* begin *
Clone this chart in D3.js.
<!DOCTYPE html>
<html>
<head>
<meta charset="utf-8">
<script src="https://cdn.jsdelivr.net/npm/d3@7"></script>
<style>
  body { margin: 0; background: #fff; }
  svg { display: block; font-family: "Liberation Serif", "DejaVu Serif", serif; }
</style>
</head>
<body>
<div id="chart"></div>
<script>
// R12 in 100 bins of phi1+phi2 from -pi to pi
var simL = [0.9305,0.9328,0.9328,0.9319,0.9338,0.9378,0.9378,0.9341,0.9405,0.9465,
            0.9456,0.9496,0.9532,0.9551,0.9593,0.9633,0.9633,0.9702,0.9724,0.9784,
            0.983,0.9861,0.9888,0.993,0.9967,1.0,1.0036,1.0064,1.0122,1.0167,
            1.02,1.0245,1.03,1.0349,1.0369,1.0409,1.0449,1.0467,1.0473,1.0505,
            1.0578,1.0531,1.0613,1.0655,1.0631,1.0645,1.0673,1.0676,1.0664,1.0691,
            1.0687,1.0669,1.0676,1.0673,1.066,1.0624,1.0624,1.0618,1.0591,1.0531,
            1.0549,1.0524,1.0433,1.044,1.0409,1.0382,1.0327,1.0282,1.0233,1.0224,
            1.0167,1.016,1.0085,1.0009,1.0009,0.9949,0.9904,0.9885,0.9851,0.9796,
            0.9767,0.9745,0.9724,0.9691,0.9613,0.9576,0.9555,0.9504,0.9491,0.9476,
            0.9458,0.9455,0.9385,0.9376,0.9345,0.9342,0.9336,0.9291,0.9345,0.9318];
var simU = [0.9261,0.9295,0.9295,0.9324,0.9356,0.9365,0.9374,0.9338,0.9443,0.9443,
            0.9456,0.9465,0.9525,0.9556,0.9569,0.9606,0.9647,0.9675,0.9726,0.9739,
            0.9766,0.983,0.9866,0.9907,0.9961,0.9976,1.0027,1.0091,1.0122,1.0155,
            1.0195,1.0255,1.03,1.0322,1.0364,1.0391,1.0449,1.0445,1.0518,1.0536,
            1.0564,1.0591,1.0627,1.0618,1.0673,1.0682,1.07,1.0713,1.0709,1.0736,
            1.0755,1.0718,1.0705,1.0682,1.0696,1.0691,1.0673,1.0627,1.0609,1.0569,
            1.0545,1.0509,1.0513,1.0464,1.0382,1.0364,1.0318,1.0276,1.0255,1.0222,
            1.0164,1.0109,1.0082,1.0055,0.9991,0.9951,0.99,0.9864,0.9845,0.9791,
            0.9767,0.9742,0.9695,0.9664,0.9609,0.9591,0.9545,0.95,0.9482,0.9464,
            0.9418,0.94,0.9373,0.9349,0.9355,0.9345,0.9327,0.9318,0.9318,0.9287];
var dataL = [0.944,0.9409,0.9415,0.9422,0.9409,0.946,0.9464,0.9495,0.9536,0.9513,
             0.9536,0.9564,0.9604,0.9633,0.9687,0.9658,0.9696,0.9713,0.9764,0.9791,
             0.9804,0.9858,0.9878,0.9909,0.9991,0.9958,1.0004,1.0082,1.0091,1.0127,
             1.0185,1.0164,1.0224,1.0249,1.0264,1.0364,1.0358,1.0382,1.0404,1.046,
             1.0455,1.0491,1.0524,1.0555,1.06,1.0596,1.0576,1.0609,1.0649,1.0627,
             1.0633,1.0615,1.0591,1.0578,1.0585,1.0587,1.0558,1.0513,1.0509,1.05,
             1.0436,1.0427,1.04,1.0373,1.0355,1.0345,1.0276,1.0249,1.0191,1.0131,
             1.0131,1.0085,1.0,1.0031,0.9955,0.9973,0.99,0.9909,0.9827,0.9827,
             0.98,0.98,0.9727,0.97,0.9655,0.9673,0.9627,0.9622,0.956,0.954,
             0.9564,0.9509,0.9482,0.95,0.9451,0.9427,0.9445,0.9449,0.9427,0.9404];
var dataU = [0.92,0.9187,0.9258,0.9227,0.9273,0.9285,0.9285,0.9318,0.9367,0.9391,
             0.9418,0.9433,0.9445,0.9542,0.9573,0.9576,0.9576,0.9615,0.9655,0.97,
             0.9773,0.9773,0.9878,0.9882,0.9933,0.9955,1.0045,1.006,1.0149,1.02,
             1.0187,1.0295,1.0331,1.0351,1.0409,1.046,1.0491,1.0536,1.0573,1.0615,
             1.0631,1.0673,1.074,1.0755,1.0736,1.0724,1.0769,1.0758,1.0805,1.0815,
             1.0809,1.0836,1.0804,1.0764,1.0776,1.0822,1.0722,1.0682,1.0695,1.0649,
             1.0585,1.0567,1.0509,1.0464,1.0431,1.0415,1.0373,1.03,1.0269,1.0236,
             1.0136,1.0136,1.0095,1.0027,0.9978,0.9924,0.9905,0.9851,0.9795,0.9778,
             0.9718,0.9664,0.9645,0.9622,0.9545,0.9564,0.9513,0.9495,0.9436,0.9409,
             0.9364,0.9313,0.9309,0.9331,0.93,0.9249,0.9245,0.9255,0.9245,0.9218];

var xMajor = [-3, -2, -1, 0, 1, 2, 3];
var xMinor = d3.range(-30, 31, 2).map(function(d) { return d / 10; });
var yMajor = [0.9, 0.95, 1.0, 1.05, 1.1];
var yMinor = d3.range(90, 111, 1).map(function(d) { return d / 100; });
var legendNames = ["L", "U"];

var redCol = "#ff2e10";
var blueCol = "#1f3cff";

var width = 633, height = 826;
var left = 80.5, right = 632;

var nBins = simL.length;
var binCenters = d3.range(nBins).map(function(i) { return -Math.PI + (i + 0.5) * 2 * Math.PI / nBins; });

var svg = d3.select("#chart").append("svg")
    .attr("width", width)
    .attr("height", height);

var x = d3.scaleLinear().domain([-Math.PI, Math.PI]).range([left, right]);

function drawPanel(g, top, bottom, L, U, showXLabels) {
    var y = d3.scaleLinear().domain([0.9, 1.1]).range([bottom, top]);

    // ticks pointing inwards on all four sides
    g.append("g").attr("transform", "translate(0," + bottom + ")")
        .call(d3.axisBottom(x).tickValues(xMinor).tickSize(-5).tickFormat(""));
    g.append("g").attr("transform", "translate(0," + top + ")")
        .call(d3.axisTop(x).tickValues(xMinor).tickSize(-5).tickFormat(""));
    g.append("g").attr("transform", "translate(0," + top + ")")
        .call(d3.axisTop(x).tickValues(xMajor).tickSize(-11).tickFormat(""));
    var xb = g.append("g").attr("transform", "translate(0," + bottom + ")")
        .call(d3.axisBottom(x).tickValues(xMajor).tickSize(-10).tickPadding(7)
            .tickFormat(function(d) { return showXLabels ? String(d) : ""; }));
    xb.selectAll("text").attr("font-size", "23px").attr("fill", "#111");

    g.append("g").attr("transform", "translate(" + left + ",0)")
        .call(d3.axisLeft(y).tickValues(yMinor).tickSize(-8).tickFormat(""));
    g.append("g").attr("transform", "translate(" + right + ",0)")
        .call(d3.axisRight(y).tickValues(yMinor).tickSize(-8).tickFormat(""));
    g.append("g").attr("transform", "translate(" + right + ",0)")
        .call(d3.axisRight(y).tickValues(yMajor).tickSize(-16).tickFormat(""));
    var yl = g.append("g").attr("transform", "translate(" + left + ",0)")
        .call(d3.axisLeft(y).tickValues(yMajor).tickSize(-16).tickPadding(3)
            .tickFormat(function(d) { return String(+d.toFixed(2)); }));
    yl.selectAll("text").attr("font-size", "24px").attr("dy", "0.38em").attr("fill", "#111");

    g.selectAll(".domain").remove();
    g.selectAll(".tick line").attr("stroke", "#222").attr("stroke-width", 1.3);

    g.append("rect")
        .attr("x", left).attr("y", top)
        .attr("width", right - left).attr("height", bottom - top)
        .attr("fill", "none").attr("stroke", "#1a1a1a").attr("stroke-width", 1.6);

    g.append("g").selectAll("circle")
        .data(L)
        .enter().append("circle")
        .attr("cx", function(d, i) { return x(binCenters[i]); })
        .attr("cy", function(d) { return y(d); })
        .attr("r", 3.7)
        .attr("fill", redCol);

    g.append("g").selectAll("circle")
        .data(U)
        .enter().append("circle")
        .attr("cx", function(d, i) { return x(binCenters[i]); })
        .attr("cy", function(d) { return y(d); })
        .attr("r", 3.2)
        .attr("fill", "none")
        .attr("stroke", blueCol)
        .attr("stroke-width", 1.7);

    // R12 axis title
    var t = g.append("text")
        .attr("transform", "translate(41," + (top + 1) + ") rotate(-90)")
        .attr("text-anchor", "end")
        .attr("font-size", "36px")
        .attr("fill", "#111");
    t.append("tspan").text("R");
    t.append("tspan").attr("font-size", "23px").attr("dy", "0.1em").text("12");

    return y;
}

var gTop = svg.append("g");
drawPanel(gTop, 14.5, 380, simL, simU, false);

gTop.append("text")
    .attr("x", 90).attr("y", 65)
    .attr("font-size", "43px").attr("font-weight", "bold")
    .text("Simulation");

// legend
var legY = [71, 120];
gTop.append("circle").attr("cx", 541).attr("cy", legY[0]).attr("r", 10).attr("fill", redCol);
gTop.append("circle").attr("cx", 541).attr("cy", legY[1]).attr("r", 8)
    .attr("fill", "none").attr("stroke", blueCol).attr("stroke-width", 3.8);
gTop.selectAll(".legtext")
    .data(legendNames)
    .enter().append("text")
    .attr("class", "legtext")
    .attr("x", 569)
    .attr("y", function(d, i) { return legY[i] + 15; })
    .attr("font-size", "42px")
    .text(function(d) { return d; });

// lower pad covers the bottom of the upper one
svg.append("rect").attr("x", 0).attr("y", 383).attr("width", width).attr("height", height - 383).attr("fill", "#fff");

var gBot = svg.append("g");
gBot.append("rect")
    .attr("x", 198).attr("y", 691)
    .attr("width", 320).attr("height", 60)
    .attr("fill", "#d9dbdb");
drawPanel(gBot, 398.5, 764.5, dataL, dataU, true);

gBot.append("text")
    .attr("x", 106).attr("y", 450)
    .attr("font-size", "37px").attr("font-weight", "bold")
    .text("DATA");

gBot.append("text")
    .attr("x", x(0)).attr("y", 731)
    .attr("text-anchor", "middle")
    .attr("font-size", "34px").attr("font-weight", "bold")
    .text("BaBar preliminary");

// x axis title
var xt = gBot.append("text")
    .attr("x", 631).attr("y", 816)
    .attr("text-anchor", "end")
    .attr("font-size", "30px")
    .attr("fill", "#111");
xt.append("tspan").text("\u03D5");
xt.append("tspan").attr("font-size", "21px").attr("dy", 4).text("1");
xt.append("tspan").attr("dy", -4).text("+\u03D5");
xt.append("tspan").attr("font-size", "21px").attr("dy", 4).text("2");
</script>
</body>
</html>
* end *
GIVEN EXERCISE - Write out every line of the data that holds the word "chart".

WORKED ANSWER -
Clone this chart in D3.js.
<div id="chart"></div>
var svg = d3.select("#chart").append("svg")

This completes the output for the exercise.